[start]

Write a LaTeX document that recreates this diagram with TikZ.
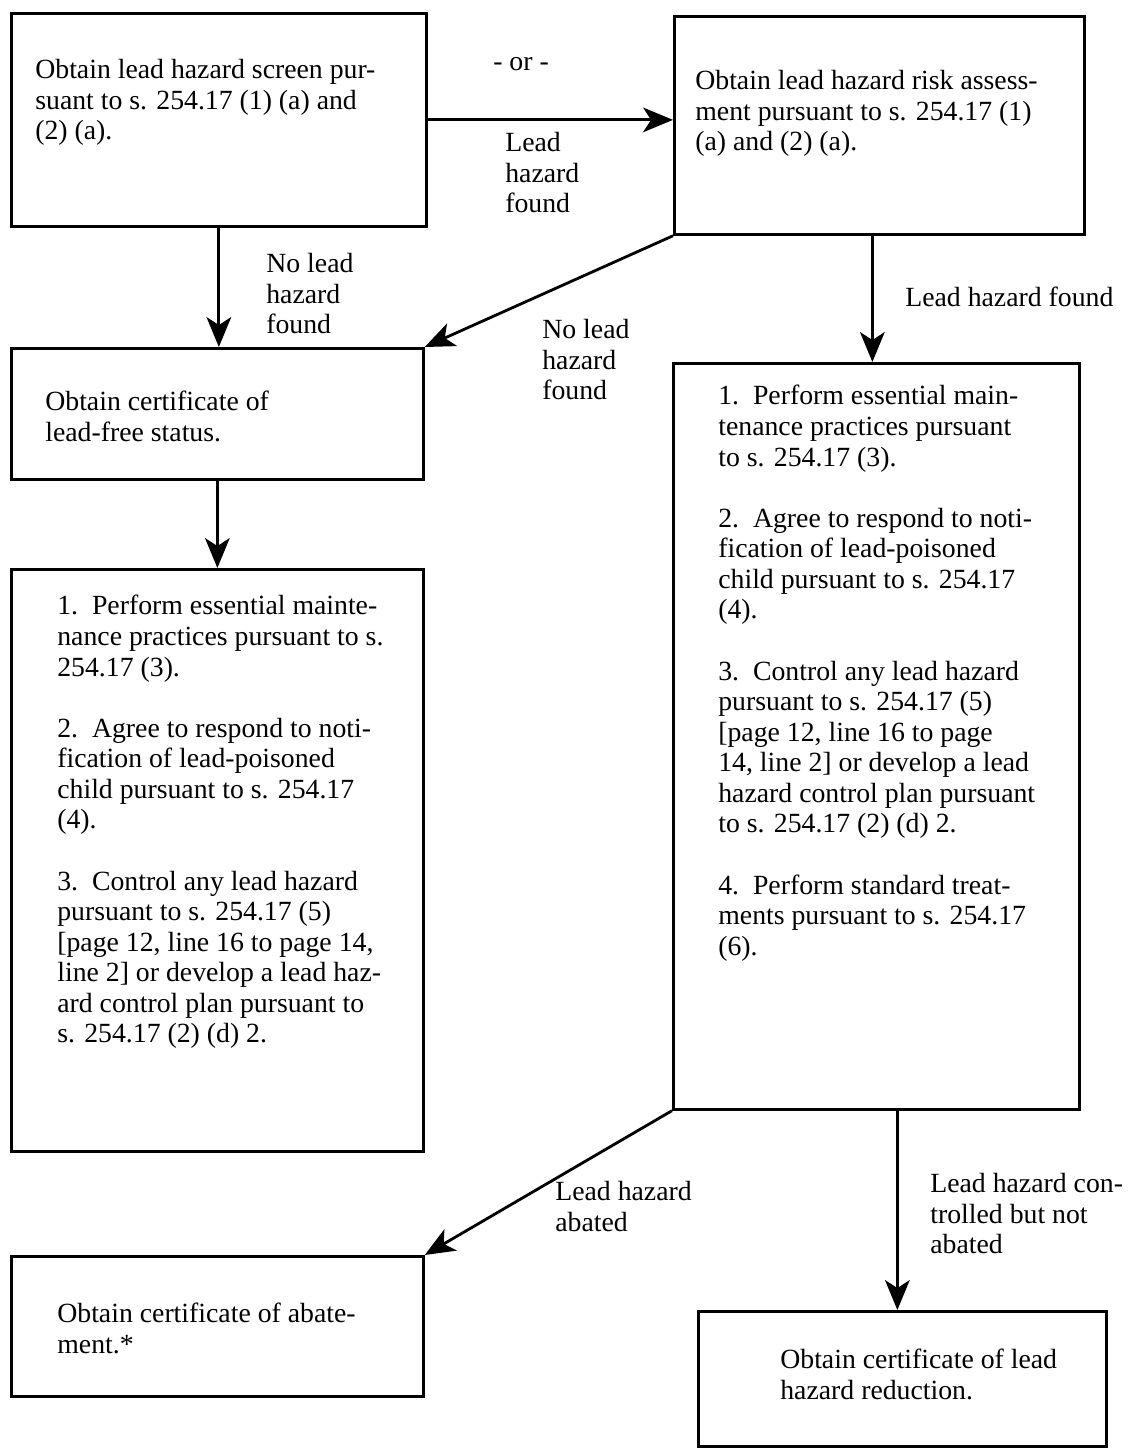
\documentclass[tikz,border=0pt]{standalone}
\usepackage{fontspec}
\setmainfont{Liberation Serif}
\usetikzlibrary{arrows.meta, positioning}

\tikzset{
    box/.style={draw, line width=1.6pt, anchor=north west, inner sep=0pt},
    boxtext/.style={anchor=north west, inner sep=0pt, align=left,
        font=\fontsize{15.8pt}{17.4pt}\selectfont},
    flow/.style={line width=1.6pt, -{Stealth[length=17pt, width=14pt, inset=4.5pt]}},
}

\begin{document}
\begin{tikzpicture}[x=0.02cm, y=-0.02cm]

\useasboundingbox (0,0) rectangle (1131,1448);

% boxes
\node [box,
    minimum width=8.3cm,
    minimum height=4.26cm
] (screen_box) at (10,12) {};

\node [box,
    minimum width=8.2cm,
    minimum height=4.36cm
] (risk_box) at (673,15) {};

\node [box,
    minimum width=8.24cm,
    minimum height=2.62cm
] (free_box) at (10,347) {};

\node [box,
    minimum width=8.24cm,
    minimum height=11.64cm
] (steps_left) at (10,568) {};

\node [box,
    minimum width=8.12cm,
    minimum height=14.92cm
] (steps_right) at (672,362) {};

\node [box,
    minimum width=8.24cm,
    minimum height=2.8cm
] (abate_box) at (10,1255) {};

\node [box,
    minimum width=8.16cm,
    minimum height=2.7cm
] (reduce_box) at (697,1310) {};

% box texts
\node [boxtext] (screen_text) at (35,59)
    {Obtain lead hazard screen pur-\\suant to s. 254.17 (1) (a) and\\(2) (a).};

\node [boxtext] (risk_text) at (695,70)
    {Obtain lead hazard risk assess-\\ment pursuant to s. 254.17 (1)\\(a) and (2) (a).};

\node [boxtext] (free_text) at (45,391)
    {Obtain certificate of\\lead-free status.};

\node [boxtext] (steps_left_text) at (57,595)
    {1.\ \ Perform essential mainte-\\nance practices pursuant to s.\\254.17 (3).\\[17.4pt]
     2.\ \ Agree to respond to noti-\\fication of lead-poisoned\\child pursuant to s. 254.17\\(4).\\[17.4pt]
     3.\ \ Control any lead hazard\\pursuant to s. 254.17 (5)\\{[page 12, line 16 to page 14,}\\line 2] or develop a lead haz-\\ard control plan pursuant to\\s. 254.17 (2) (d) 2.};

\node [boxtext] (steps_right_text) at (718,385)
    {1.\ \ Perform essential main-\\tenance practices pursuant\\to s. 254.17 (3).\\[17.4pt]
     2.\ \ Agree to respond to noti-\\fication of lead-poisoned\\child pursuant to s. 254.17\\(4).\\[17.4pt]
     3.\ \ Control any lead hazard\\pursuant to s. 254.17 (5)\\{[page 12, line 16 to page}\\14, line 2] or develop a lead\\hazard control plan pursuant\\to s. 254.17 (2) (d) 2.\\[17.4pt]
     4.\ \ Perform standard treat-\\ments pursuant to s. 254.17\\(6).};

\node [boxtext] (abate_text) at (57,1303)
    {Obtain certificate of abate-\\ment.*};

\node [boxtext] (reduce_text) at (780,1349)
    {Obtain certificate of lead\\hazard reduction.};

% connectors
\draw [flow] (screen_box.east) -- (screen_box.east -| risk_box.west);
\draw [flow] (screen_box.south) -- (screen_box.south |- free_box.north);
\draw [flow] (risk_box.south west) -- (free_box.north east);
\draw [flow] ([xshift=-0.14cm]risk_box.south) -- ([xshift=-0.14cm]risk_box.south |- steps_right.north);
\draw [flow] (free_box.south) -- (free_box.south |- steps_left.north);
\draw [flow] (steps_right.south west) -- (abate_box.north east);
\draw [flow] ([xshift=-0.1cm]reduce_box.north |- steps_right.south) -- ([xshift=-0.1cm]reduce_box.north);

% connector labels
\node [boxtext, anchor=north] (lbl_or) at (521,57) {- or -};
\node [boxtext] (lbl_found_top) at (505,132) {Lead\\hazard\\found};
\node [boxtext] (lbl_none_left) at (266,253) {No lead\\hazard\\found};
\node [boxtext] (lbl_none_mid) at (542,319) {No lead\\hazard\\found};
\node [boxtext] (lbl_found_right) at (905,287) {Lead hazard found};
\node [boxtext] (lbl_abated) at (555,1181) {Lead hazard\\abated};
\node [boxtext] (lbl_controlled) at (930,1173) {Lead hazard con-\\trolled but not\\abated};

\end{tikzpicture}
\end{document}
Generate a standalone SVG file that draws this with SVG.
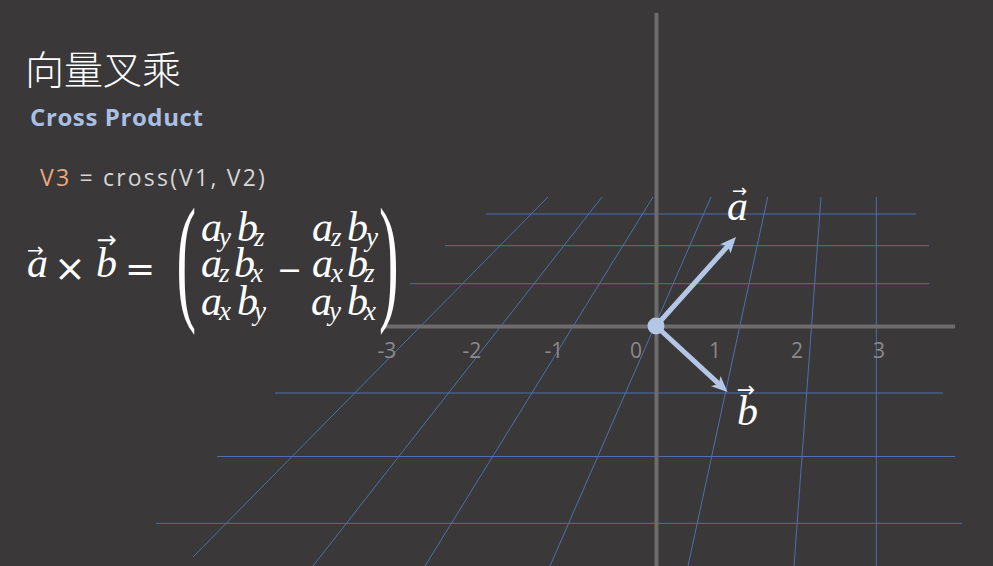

[end]

> [WRITTEN PROBLEM]
Word for word, give again the lines from the first entry to the line with "(steps_right) at (672,362)", inclusive. Exclude the pictures.

> [ANSWER BELOW]
Write a LaTeX document that recreates this diagram with TikZ.
\documentclass[tikz,border=0pt]{standalone}
\usepackage{fontspec}
\setmainfont{Liberation Serif}
\usetikzlibrary{arrows.meta, positioning}

\tikzset{
    box/.style={draw, line width=1.6pt, anchor=north west, inner sep=0pt},
    boxtext/.style={anchor=north west, inner sep=0pt, align=left,
        font=\fontsize{15.8pt}{17.4pt}\selectfont},
    flow/.style={line width=1.6pt, -{Stealth[length=17pt, width=14pt, inset=4.5pt]}},
}

\begin{document}
\begin{tikzpicture}[x=0.02cm, y=-0.02cm]

\useasboundingbox (0,0) rectangle (1131,1448);

% boxes
\node [box,
    minimum width=8.3cm,
    minimum height=4.26cm
] (screen_box) at (10,12) {};

\node [box,
    minimum width=8.2cm,
    minimum height=4.36cm
] (risk_box) at (673,15) {};

\node [box,
    minimum width=8.24cm,
    minimum height=2.62cm
] (free_box) at (10,347) {};

\node [box,
    minimum width=8.24cm,
    minimum height=11.64cm
] (steps_left) at (10,568) {};

\node [box,
    minimum width=8.12cm,
    minimum height=14.92cm
] (steps_right) at (672,362) {};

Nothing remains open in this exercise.